— Begin —

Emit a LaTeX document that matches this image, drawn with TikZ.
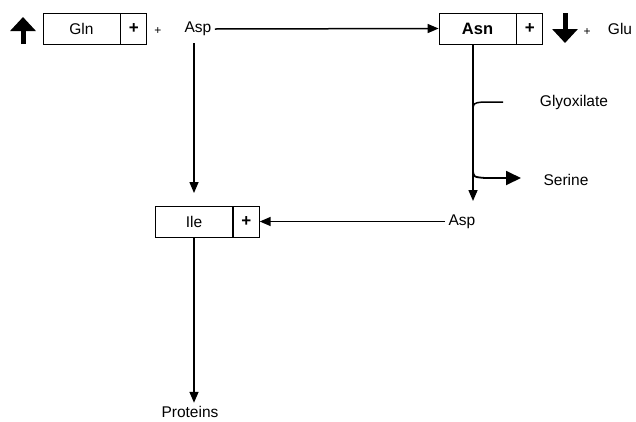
\documentclass[tikz,border=0pt]{standalone}
\usepackage{fontspec}
\setmainfont{Liberation Sans}
\usetikzlibrary{arrows.meta}
\begin{document}
\begin{tikzpicture}[x=1pt,y=-1pt,font=\fontsize{15.5}{17}\selectfont,
    box/.style={draw,line width=0.8pt,minimum width=77pt,minimum height=31pt,inner sep=0pt},
    pbox/.style={draw,line width=0.8pt,minimum width=26pt,minimum height=31pt,inner sep=0pt,font=\fontsize{17}{17}\selectfont\bfseries},
    small/.style={font=\fontsize{12}{14}\selectfont},
    flow/.style={line width=1.5pt,-{Triangle[length=11pt,width=9pt]}},
    bigarr/.style={line width=5pt,-{Triangle[length=14pt,width=25pt]}}]
  \useasboundingbox (0,0) rectangle (636,421);
  % top row
  \node[box] (gln) at (81.5,28.5) {Gln};
  \node[pbox,anchor=west] (glnp) at (gln.east) {+};
  \node[small] (plusa) at (158,31) {+};
  \node (aspa) at (198,29) {Asp};
  \node[box,font=\fontsize{16.5}{17}\selectfont\bfseries] (asn) at (477.5,28.5) {Asn};
  \node[pbox,anchor=west] (asnp) at (asn.east) {+};
  \node[small] (plusb) at (587,32) {+};
  \node (glu) at (620,29) {Glu};
  \coordinate (upbot) at (23,44);
  \coordinate (uptop) at (23,17);
  \coordinate (dntop) at (565,13);
  \coordinate (dnbot) at (565,43);
  \draw[bigarr] (upbot) -- (uptop);
  \draw[bigarr] (dntop) -- (dnbot);
  % middle
  \node[box] (ile) at (194,221.5) {Ile};
  \node[pbox,anchor=west] (ilep) at (ile.east) {+};
  \node (aspb) at (462,221.5) {Asp};
  \node (glyox) at (574,102) {Glyoxilate};
  \node (serine) at (566,180) {Serine};
  \node (prot) at (190,412) {Proteins};
  \coordinate (asndown) at (473,44);
  \coordinate (asptip) at (473,201);
  \coordinate (gj) at (473,112);
  \coordinate (gend) at (503,102);
  \coordinate (sj) at (473,168);
  \coordinate (send) at (521,178);
  % connectors
  \draw[flow] (aspa.east) -- (asn.west);
  \draw[flow] (194,43) -- (194,193);
  \draw[flow] (aspb.west) -- (ilep.east);
  \draw[flow] (asndown) -- (asptip);
  \draw[line width=1.5pt] (gj) .. controls (473,103) .. (483,102) -- (gend);
  \draw[line width=1.8pt,-{Triangle[length=15pt,width=14pt]}] (sj) .. controls (473,177) .. (485,178) -- (send);
  \draw[flow] (ile.south) -- (ile.south |- prot.north);
\end{tikzpicture}
\end{document}
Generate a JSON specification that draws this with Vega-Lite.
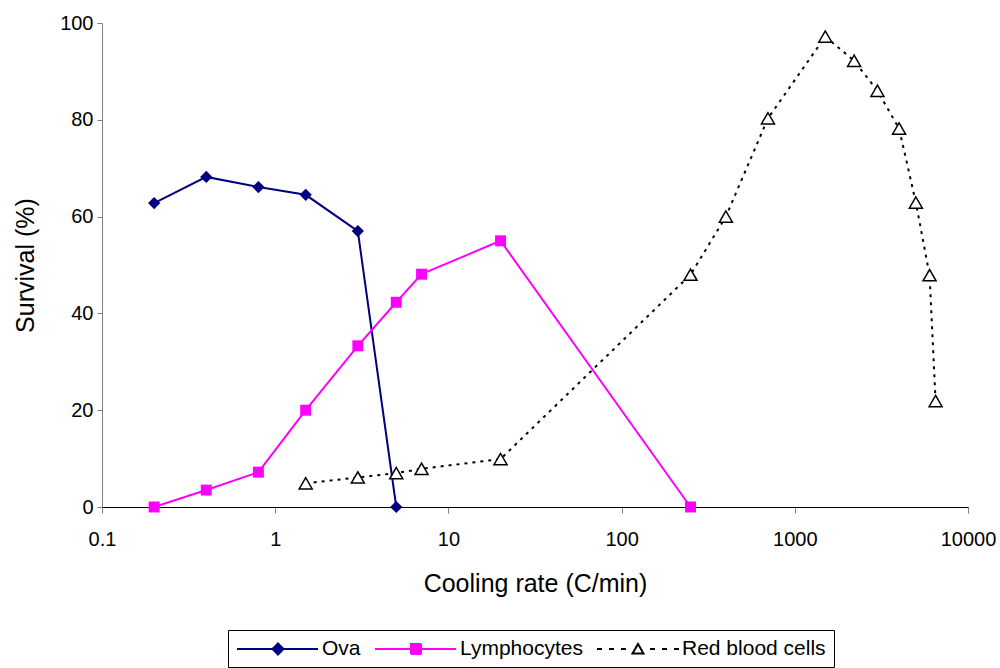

— End —

EXERCISE REQUIREMENTS: Extract the full listing above verbatim; pictures are to be left out of the copy.

ANSWER BELOW:
Emit a LaTeX document that matches this image, drawn with TikZ.
\documentclass[tikz,border=0pt]{standalone}
\usepackage{fontspec}
\setmainfont{Liberation Sans}
\usetikzlibrary{arrows.meta}
\begin{document}
\begin{tikzpicture}[x=1pt,y=-1pt,font=\fontsize{15.5}{17}\selectfont,
    box/.style={draw,line width=0.8pt,minimum width=77pt,minimum height=31pt,inner sep=0pt},
    pbox/.style={draw,line width=0.8pt,minimum width=26pt,minimum height=31pt,inner sep=0pt,font=\fontsize{17}{17}\selectfont\bfseries},
    small/.style={font=\fontsize{12}{14}\selectfont},
    flow/.style={line width=1.5pt,-{Triangle[length=11pt,width=9pt]}},
    bigarr/.style={line width=5pt,-{Triangle[length=14pt,width=25pt]}}]
  \useasboundingbox (0,0) rectangle (636,421);
  % top row
  \node[box] (gln) at (81.5,28.5) {Gln};
  \node[pbox,anchor=west] (glnp) at (gln.east) {+};
  \node[small] (plusa) at (158,31) {+};
  \node (aspa) at (198,29) {Asp};
  \node[box,font=\fontsize{16.5}{17}\selectfont\bfseries] (asn) at (477.5,28.5) {Asn};
  \node[pbox,anchor=west] (asnp) at (asn.east) {+};
  \node[small] (plusb) at (587,32) {+};
  \node (glu) at (620,29) {Glu};
  \coordinate (upbot) at (23,44);
  \coordinate (uptop) at (23,17);
  \coordinate (dntop) at (565,13);
  \coordinate (dnbot) at (565,43);
  \draw[bigarr] (upbot) -- (uptop);
  \draw[bigarr] (dntop) -- (dnbot);
  % middle
  \node[box] (ile) at (194,221.5) {Ile};
  \node[pbox,anchor=west] (ilep) at (ile.east) {+};
  \node (aspb) at (462,221.5) {Asp};
  \node (glyox) at (574,102) {Glyoxilate};
  \node (serine) at (566,180) {Serine};
  \node (prot) at (190,412) {Proteins};
  \coordinate (asndown) at (473,44);
  \coordinate (asptip) at (473,201);
  \coordinate (gj) at (473,112);
  \coordinate (gend) at (503,102);
  \coordinate (sj) at (473,168);
  \coordinate (send) at (521,178);
  % connectors
  \draw[flow] (aspa.east) -- (asn.west);
  \draw[flow] (194,43) -- (194,193);
  \draw[flow] (aspb.west) -- (ilep.east);
  \draw[flow] (asndown) -- (asptip);
  \draw[line width=1.5pt] (gj) .. controls (473,103) .. (483,102) -- (gend);
  \draw[line width=1.8pt,-{Triangle[length=15pt,width=14pt]}] (sj) .. controls (473,177) .. (485,178) -- (send);
  \draw[flow] (ile.south) -- (ile.south |- prot.north);
\end{tikzpicture}
\end{document}
Generate a JSON specification that draws this with Vega-Lite.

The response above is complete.